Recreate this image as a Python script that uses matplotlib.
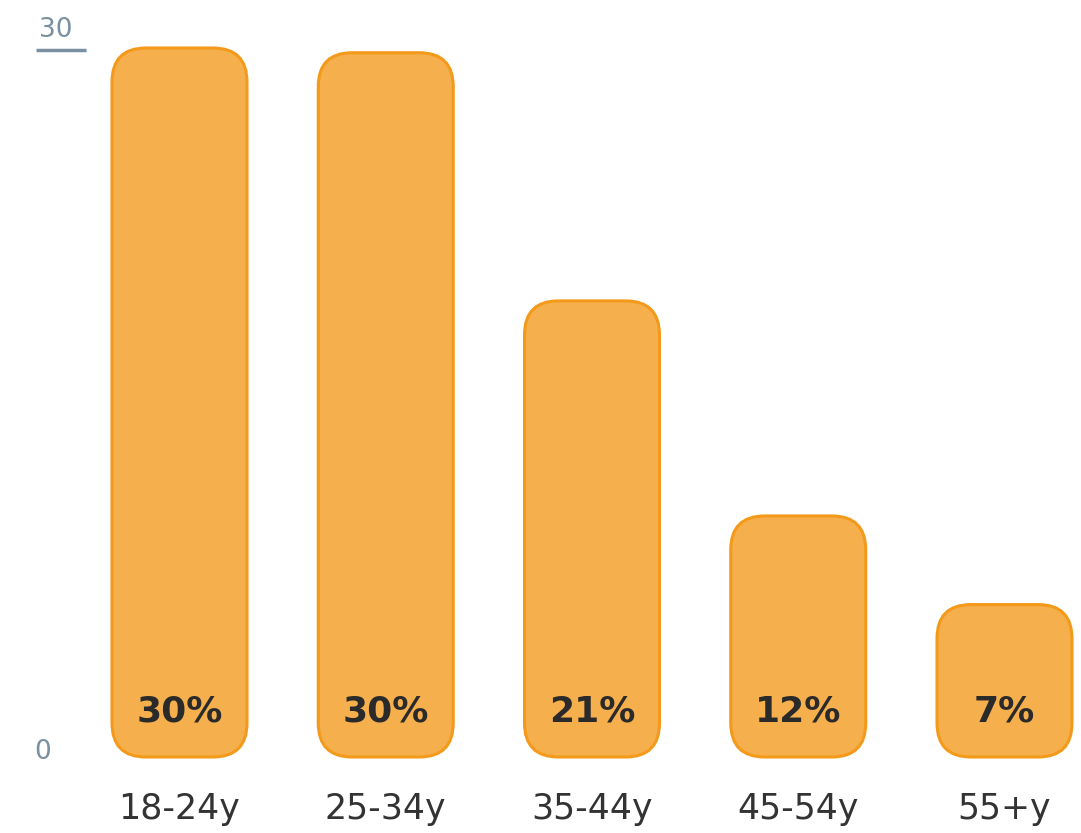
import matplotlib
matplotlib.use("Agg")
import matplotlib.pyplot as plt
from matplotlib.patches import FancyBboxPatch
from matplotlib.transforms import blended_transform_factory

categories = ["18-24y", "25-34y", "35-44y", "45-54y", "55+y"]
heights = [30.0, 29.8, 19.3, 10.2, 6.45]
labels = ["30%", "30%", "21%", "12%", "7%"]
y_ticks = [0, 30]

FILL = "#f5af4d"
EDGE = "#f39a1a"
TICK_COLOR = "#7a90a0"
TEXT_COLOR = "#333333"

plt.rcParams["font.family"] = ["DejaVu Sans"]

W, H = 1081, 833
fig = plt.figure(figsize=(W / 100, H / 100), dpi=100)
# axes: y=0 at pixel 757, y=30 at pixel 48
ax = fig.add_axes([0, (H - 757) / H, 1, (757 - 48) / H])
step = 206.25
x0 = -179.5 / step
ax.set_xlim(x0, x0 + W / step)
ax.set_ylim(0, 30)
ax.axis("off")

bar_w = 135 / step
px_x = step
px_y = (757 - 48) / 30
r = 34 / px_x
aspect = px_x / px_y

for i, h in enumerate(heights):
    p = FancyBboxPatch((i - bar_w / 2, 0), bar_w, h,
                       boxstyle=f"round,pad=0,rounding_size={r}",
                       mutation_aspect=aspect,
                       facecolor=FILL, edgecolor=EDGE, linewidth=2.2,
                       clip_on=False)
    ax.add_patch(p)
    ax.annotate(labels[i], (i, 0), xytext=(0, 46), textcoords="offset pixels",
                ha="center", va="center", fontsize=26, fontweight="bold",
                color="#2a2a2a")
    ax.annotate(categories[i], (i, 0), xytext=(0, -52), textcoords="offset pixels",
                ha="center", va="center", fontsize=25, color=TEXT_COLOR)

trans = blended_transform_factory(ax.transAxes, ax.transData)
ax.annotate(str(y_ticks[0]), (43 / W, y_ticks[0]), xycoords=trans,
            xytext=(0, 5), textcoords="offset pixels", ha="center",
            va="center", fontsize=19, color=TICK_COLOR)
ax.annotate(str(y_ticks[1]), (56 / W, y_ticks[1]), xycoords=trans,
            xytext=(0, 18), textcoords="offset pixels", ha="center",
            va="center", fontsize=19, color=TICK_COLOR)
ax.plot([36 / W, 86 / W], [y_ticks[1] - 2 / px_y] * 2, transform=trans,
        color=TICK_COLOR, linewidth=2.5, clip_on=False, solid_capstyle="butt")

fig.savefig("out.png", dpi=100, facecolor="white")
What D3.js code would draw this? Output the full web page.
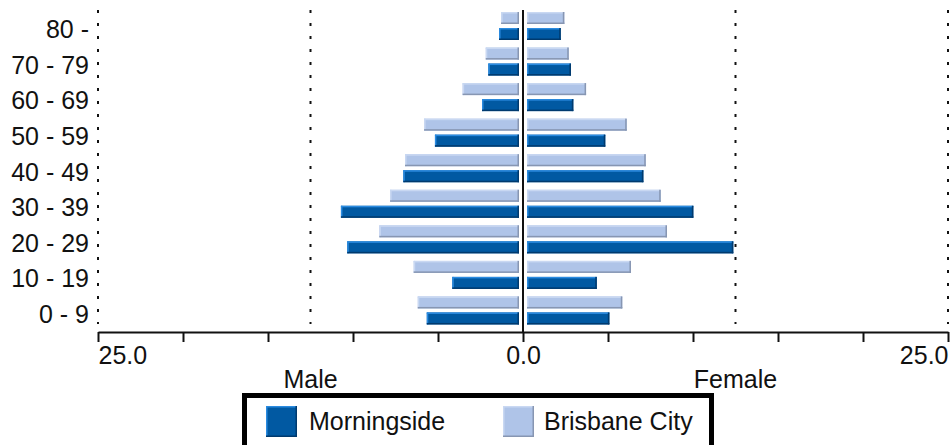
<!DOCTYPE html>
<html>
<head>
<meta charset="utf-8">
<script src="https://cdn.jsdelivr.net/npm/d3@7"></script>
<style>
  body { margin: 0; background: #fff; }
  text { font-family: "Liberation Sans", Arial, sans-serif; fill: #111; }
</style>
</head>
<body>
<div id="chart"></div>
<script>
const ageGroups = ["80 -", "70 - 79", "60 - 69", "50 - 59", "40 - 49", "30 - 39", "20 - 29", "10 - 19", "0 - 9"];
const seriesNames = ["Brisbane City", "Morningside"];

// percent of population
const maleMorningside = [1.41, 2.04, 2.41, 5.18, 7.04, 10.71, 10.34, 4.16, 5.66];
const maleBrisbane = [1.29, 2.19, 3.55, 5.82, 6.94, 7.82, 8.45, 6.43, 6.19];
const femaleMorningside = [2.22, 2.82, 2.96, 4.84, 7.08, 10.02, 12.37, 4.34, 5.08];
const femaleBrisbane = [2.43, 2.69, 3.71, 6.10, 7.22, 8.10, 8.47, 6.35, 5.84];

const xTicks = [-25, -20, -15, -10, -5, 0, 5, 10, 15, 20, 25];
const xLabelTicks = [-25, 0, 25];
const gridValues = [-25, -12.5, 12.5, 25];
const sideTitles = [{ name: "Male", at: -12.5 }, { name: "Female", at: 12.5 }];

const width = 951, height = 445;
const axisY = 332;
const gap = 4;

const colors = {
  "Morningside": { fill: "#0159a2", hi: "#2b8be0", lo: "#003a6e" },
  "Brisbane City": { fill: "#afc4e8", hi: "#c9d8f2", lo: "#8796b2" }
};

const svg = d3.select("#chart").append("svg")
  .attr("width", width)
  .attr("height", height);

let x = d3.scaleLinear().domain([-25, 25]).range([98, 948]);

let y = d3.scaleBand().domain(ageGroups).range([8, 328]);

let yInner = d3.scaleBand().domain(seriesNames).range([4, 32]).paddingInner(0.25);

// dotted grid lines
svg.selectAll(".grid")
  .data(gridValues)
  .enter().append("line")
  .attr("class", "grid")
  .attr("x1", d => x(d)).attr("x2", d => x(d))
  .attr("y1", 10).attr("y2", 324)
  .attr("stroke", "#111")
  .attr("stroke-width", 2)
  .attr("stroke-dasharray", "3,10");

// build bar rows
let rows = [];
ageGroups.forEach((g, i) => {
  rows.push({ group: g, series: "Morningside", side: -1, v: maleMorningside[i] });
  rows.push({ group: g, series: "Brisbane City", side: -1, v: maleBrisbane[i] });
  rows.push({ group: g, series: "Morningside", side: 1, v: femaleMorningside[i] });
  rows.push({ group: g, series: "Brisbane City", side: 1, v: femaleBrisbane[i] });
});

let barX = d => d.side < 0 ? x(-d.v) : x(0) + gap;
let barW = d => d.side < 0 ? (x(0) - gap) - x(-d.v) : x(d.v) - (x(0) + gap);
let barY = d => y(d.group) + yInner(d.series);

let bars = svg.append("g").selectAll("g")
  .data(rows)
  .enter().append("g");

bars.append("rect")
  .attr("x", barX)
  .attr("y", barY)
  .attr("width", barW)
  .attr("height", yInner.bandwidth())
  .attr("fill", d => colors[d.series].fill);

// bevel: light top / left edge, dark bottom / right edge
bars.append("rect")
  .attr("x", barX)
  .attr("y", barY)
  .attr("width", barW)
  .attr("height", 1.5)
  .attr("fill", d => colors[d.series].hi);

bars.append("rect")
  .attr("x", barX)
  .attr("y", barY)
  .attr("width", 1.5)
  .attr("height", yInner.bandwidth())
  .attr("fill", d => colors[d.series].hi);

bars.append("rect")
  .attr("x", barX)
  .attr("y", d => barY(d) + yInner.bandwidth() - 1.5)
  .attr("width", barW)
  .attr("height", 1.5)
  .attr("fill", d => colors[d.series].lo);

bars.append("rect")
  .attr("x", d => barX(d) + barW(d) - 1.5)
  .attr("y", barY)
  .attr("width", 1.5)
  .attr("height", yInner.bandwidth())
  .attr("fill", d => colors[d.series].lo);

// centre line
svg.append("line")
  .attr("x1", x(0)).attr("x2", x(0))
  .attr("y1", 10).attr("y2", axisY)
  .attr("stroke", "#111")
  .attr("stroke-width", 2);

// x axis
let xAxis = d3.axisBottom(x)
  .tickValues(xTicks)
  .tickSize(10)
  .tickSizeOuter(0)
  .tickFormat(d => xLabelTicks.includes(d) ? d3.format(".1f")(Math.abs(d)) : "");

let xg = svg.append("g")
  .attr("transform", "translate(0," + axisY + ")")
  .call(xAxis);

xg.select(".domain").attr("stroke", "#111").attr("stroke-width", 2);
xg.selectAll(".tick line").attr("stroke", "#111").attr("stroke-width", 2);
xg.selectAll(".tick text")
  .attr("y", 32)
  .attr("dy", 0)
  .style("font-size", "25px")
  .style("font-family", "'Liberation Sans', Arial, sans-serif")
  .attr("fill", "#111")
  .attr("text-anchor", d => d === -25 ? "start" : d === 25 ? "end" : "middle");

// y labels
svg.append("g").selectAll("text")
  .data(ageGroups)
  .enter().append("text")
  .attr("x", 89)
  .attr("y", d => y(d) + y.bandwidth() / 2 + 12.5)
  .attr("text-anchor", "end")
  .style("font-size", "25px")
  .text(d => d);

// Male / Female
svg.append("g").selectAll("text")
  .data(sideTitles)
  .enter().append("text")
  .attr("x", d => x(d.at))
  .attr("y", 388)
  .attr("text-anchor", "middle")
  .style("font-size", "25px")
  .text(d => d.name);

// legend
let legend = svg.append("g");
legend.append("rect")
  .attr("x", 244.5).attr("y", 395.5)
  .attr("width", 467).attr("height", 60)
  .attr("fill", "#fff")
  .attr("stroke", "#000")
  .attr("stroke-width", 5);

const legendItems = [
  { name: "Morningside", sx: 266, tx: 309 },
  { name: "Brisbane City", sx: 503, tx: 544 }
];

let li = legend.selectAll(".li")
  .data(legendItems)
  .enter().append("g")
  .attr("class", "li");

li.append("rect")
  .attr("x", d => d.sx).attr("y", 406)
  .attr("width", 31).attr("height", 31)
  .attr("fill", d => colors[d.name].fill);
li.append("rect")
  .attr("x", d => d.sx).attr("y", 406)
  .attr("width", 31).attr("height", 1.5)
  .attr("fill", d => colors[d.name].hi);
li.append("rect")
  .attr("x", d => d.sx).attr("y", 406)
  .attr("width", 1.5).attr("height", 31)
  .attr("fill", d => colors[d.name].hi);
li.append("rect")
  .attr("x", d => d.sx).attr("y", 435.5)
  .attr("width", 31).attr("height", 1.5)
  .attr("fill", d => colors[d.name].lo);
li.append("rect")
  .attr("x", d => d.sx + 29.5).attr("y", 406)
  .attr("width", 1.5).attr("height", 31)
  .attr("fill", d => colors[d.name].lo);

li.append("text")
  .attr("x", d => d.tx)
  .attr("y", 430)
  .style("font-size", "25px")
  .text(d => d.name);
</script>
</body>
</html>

What is required:
Leave out any pictures, please, and quote only the lines from the top of the data through the line that contains "y_ticks = [0, 30]".

Task response:
Recreate this image as a Python script that uses matplotlib.
import matplotlib
matplotlib.use("Agg")
import matplotlib.pyplot as plt
from matplotlib.patches import FancyBboxPatch
from matplotlib.transforms import blended_transform_factory

categories = ["18-24y", "25-34y", "35-44y", "45-54y", "55+y"]
heights = [30.0, 29.8, 19.3, 10.2, 6.45]
labels = ["30%", "30%", "21%", "12%", "7%"]
y_ticks = [0, 30]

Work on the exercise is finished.